Kyrgyzstan: Court hands $3.1 billion fine to Kumtor GoldPublished by MAC on 2021-05-14
Source: AFP, Akipress, Reuters
A new law allows the state to temporarily take over a company due to environmental issues.
Two years after settling an investment dispute, Canada's Centerra Gold has threatened to bring a second arbitration against the Central Asian state in response to new legislation, tax demands and criminal and civil proceedings targeting the Kumtor gold mine.
The company operates three mines: Kumtor in the Kyrgyz Republic, Mount Milligan in Canada, and Öksüt in Turkey.
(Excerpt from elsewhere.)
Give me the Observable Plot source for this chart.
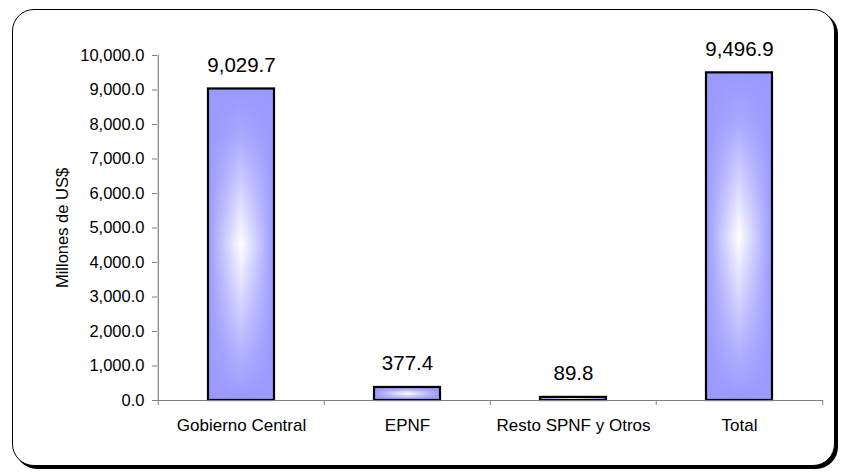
<!DOCTYPE html>
<html>
<head>
<meta charset="utf-8">
<script src="https://cdn.jsdelivr.net/npm/d3@7"></script>
<script src="https://cdn.jsdelivr.net/npm/@observablehq/plot@0.6"></script>
<style>
  html, body { margin: 0; padding: 0; background: #fff; }
  #wrap { position: relative; width: 844px; height: 472px; overflow: hidden; }
  #frame { position: absolute; left: 12px; top: 9px; width: 821px; height: 455px;
           border: 1.5px solid #000; border-radius: 22px; box-shadow: 3px 3px 0 #000; background: #fff; }
  #chart { position: absolute; left: 0; top: 0; }
  svg { font-family: "Liberation Sans", Arial, Helvetica, sans-serif; }
</style>
</head>
<body>
<div id="wrap"><div id="frame"></div><div id="chart"></div></div>
<script>
const categories = ["Gobierno Central", "EPNF", "Resto SPNF y Otros", "Total"];
const values = [9029.7, 377.4, 89.8, 9496.9];
const yTicks = [0, 1000, 2000, 3000, 4000, 5000, 6000, 7000, 8000, 9000, 10000];
const yLabel = "Millones de US$";

const data = categories.map((c, i) => ({category: c, value: values[i]}));
const fmt = d3.format(",.1f");

const W = 844, H = 472;
const mL = 157, mR = 21, mT = 55, mB = 72;
const step = (W - mL - mR) / categories.length;
const axisGray = "#808080";

const plot = Plot.plot({
  width: W, height: H,
  marginLeft: mL, marginRight: mR, marginTop: mT, marginBottom: mB,
  style: {fontFamily: '"Liberation Sans", Arial, sans-serif', background: "transparent", overflow: "visible", color: "#000"},
  x: {domain: categories, paddingInner: 0.6, paddingOuter: 0.3, axis: null},
  y: {domain: [0, 10000], axis: null},
  marks: [
    // y axis ticks (gray) and labels (black)
    Plot.axisY(yTicks, {tickSize: 5, tickFormat: () => "", stroke: axisGray, label: null}),
    Plot.axisY(yTicks, {tickSize: 0, tickPadding: 13, tickFormat: fmt, fill: "#000", fontSize: 16.5, label: null}),
    Plot.ruleX([categories[0]], {dx: -step / 2, y1: 0, y2: 10000, stroke: axisGray, strokeWidth: 1.2}),
    // x axis boundary ticks
    Plot.axisX(categories, {tickSize: 5, tickFormat: () => "", dx: -step / 2, stroke: axisGray, label: null}),
    Plot.axisX([categories[categories.length - 1]], {tickSize: 5, tickFormat: () => "", dx: step / 2, stroke: axisGray, label: null}),
    // x category labels
    Plot.axisX(categories, {tickSize: 0, tickPadding: 18, fontSize: 17, fill: "#000", label: null}),
    // bars: horizontal gradient + vertical gradient overlay
    Plot.barY(data, {x: "category", y: "value", fill: "url(#gh)"}),
    Plot.barY(data, {x: "category", y: "value", fill: "url(#gv)", stroke: "#000", strokeWidth: 2.2}),
    Plot.ruleY([0], {stroke: axisGray, strokeWidth: 1.2}),
    // value labels
    Plot.text(data, {x: "category", y: "value", text: d => fmt(d.value), dy: -17, lineAnchor: "bottom", fontSize: 20.5, fill: "#000"}),
    // y label
    Plot.text([yLabel], {frameAnchor: "left", rotate: -90, textAnchor: "middle", dx: -95, fontSize: 16.5, fill: "#000"})
  ]
});

const defs = d3.create("svg:defs");
const gh = defs.append("linearGradient").attr("id", "gh").attr("x1", "0").attr("x2", "1").attr("y1", "0").attr("y2", "0");
gh.append("stop").attr("offset", "0%").attr("stop-color", "#9999ff");
gh.append("stop").attr("offset", "50%").attr("stop-color", "#ffffff");
gh.append("stop").attr("offset", "100%").attr("stop-color", "#9999ff");
const gv = defs.append("linearGradient").attr("id", "gv").attr("x1", "0").attr("x2", "0").attr("y1", "0").attr("y2", "1");
gv.append("stop").attr("offset", "0%").attr("stop-color", "#9999ff").attr("stop-opacity", 1);
gv.append("stop").attr("offset", "15%").attr("stop-color", "#9999ff").attr("stop-opacity", 0.85);
gv.append("stop").attr("offset", "50%").attr("stop-color", "#9999ff").attr("stop-opacity", 0);
gv.append("stop").attr("offset", "85%").attr("stop-color", "#9999ff").attr("stop-opacity", 0.75);
gv.append("stop").attr("offset", "100%").attr("stop-color", "#9999ff").attr("stop-opacity", 1);
plot.insertBefore(defs.node(), plot.firstChild);

document.getElementById("chart").appendChild(plot);
</script>
</body>
</html>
Kumtor is the largest foreign-owned gold mine in the former Soviet Union.
Centerra was found by a court to have breached environmental laws by placing waste rock on glaciers.
Kyrgyz leader signs law threatening gold mine takeover
May 14, 2021
Kyrgyzstan’s president signed a law Friday that allows the government to seize control of its largest gold mine if the facility’s Canadian operator is found to have violated environmental standards.
The move comes as authorities ratchet up pressure on Centerra Gold, the Canada-headquartered miner that controls the Kumtor Gold mine by claiming the company has committed environmental and tax violations worth more than $4 billion.
Kumtor, a mine situated in the east of the country at over 4,000 metres (13,100 feet) above sea level, accounts for up to 10 percent of the threadbare national economy.
Britain and Canada on Friday issued a joint statement warning of “far-reaching implications for foreign direct investment in Kyrgyzstan” over the passage of the law and the potential nationalisation of the mine.
Centerra said last week that the law, which allows for “external management” of the mine for a three-month period, violates the 2009 agreement that governs the mine and calls legal claims against the company “entirely meritless”.
It is not clear what would happen after the end of the three-month period of external management that the government can now choose to impose.
The terms of the company’s agreement with the government allow for international arbitration of any disputes that cannot be settled in country.
The head of a state commission investigating violations at the mine announced Wednesday a claim of more than $1 billion in tax violations against the company.
That came after a court fined the company’s Kyrgyz subsidiary over $3 billion for dumping mining waste on glaciers.
Kyrgyzstan, a poor, mountainous country with few natural resources, has regularly accused Centerra, a Toronto Stock Exchange-listed company of which Kyrgyzstan owns more than a quarter, of shortchanging it over Kumtor.
President Sadyr Japarov’s sudden rise to power last October after getting freed from jail during a political crisis was particularly bad news for Centerra.
As an opposition politician Japarov led an unsuccessful bid to nationalise the mine both inside parliament and on the streets, where he oversaw several chaotic rallies against the company.
During one of these rallies in 2013 a provincial governor was kidnapped — a development that formed the basis for the 2017 arrest and sentencing of Japarov to over 11 years in jail on hostage-taking charges.
Kyrgyzstan court fines Centerra Gold mining venture $3.1 billion
May 8, 2021
A court in Kyrgyzstan on Saturday imposed a $3.1 billion fine on Kumtor Gold Company, which operates the nation's biggest gold mine, after ruling that the Canadian-owned firm had violated environmental laws.
The district court decision came just a day after Kyrgyzstan's parliament passed a law allowing the state to temporarily take over a company if its activities pose a danger to human lives or the environment.
Kumtor, which is owned by Canada's Centerra Gold, was found by the court to have breached environmental laws by placing waste rock on glaciers.
The company, which has called the charges "entirely meritless", was fined 261.7 billion som, equivalent to $3.1 billion.
Centerra Gold shares plunged on Friday after parliament passed the company takeover law, as the mining firm warned that the legislation could affect its ownership of the Kumtor mine.
Kyrgyzstan has a long history of disputes with Centerra Gold over how to share profits from the former Soviet republic's biggest industrial enterprise.
The latest stand-off began shortly after Sadyr Japarov came to power in Bishkek following violent riots last October.
Japarov once campaigned for the nationalisation of the mine and set up a special commission to look into its activities once he became president.